## [Data in this exercise]
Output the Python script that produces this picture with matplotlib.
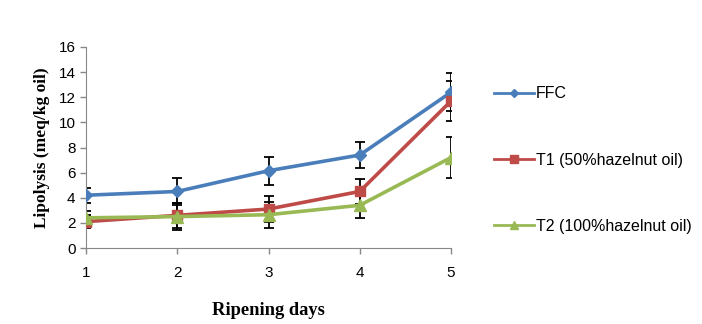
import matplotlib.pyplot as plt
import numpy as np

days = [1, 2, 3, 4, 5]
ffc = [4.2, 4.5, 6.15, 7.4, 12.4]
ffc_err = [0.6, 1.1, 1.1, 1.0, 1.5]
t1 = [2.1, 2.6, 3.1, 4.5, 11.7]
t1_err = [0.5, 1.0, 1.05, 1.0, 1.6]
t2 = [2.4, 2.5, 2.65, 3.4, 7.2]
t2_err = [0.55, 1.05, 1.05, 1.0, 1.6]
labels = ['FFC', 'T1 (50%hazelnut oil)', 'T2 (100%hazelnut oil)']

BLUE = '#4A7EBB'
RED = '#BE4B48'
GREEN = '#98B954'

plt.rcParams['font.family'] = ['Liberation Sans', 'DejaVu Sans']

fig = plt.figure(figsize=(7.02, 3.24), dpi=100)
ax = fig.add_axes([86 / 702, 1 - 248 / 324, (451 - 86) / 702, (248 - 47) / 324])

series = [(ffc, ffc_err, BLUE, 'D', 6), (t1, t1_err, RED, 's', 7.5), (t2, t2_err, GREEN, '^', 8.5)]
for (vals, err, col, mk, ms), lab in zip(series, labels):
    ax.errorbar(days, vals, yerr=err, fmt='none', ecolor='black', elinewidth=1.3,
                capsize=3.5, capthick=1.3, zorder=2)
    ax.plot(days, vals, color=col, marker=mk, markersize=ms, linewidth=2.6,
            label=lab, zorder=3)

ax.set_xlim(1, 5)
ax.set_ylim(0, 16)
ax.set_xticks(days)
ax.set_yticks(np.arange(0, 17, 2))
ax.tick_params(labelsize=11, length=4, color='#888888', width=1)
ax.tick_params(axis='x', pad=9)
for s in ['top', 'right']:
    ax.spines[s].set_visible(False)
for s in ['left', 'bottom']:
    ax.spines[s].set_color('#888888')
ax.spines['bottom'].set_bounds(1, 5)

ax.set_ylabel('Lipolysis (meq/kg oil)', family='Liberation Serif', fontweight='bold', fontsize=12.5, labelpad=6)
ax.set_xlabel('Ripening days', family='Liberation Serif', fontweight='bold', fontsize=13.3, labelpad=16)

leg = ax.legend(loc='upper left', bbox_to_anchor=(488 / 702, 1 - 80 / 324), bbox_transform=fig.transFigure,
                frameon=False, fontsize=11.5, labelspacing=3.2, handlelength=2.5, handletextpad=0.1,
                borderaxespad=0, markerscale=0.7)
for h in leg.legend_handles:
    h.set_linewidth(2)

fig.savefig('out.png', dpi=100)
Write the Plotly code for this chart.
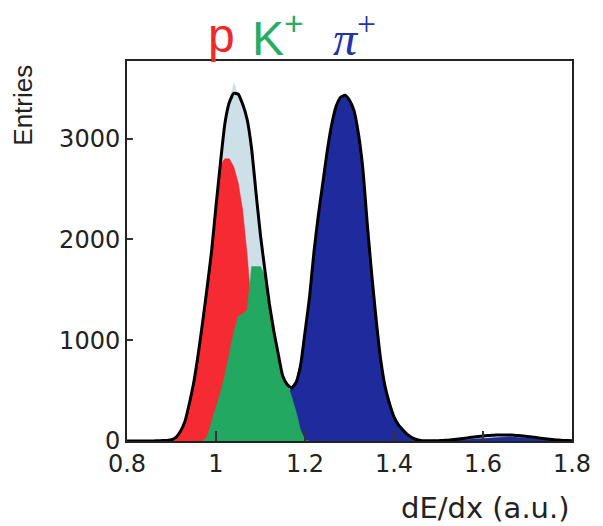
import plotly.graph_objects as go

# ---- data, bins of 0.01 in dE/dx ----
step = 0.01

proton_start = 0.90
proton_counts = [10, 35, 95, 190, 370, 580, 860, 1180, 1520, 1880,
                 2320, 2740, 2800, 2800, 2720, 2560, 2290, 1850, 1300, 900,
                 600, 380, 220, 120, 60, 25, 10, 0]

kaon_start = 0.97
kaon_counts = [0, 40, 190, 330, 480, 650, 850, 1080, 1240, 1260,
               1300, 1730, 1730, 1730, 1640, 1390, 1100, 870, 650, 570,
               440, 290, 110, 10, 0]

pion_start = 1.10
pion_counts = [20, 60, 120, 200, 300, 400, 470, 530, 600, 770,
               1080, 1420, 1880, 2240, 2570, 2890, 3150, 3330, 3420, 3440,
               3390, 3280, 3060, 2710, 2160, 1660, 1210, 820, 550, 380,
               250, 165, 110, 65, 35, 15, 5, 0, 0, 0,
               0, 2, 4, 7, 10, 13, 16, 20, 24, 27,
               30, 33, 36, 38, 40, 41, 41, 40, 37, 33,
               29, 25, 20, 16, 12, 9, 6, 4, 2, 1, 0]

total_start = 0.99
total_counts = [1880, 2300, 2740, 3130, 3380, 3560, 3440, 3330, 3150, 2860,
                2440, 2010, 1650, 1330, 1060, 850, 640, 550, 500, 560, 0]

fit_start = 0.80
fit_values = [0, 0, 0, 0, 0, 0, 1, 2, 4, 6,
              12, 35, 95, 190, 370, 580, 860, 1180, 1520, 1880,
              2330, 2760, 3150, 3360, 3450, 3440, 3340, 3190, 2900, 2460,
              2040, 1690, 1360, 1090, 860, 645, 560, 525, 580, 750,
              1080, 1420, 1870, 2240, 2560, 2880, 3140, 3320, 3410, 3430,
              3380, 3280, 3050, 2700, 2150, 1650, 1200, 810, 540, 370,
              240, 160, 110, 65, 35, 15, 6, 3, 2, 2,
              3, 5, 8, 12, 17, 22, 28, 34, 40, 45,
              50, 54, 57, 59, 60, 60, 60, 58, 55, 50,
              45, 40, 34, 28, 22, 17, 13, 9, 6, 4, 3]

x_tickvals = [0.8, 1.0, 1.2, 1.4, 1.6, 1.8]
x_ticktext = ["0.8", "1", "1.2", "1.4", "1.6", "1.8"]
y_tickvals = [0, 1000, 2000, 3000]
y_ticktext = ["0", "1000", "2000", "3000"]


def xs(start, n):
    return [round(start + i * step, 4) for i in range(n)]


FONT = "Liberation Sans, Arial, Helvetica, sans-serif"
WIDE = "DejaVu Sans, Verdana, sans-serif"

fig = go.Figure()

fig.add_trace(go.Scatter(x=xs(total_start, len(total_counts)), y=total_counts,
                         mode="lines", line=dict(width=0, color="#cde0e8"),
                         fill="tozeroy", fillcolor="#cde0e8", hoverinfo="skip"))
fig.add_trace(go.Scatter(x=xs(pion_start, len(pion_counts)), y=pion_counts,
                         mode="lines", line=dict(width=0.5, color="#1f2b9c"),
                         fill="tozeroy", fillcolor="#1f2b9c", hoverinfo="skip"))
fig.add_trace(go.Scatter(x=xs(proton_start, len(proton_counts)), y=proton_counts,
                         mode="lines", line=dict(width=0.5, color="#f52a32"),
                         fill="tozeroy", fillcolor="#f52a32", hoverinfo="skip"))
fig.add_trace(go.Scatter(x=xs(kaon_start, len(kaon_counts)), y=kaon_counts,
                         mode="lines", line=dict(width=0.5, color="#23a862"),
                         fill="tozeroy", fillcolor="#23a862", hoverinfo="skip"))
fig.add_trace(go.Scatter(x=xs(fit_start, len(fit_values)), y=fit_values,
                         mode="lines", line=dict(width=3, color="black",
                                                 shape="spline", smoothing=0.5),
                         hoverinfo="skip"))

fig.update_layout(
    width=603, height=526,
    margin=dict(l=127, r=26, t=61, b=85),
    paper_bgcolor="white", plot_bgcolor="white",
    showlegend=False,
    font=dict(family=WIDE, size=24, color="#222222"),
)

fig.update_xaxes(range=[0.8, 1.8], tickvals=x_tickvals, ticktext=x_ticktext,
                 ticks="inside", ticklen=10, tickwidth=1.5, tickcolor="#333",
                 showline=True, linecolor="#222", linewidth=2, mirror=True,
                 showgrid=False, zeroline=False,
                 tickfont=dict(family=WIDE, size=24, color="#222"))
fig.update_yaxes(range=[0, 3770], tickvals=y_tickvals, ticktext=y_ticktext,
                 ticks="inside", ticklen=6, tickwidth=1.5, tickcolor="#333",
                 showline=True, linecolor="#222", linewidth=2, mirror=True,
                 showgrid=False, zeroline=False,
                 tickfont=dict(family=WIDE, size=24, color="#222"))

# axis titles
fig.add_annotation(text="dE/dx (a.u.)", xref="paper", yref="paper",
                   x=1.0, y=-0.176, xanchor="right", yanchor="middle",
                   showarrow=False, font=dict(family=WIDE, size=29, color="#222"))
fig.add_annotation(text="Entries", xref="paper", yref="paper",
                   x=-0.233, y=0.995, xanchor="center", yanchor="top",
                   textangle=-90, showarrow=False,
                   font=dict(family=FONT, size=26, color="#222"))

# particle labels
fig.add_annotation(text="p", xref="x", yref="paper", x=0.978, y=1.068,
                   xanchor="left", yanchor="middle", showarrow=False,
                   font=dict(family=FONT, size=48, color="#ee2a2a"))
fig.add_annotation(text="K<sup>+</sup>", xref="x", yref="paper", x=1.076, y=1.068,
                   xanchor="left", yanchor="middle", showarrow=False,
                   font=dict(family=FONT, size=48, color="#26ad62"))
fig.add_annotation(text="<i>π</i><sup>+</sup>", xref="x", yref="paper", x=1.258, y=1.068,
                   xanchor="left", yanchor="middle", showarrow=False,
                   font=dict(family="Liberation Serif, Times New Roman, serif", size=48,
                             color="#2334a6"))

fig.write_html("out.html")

## [Written request]
Transcribe exactly, with no pictures, the lines running from the first line of the material through the line holding "ax.spines['bottom'].set_bounds(1, 5)".

## [Solved exercise]
Output the Python script that produces this picture with matplotlib.
import matplotlib.pyplot as plt
import numpy as np

days = [1, 2, 3, 4, 5]
ffc = [4.2, 4.5, 6.15, 7.4, 12.4]
ffc_err = [0.6, 1.1, 1.1, 1.0, 1.5]
t1 = [2.1, 2.6, 3.1, 4.5, 11.7]
t1_err = [0.5, 1.0, 1.05, 1.0, 1.6]
t2 = [2.4, 2.5, 2.65, 3.4, 7.2]
t2_err = [0.55, 1.05, 1.05, 1.0, 1.6]
labels = ['FFC', 'T1 (50%hazelnut oil)', 'T2 (100%hazelnut oil)']

BLUE = '#4A7EBB'
RED = '#BE4B48'
GREEN = '#98B954'

plt.rcParams['font.family'] = ['Liberation Sans', 'DejaVu Sans']

fig = plt.figure(figsize=(7.02, 3.24), dpi=100)
ax = fig.add_axes([86 / 702, 1 - 248 / 324, (451 - 86) / 702, (248 - 47) / 324])

series = [(ffc, ffc_err, BLUE, 'D', 6), (t1, t1_err, RED, 's', 7.5), (t2, t2_err, GREEN, '^', 8.5)]
for (vals, err, col, mk, ms), lab in zip(series, labels):
    ax.errorbar(days, vals, yerr=err, fmt='none', ecolor='black', elinewidth=1.3,
                capsize=3.5, capthick=1.3, zorder=2)
    ax.plot(days, vals, color=col, marker=mk, markersize=ms, linewidth=2.6,
            label=lab, zorder=3)

ax.set_xlim(1, 5)
ax.set_ylim(0, 16)
ax.set_xticks(days)
ax.set_yticks(np.arange(0, 17, 2))
ax.tick_params(labelsize=11, length=4, color='#888888', width=1)
ax.tick_params(axis='x', pad=9)
for s in ['top', 'right']:
    ax.spines[s].set_visible(False)
for s in ['left', 'bottom']:
    ax.spines[s].set_color('#888888')
ax.spines['bottom'].set_bounds(1, 5)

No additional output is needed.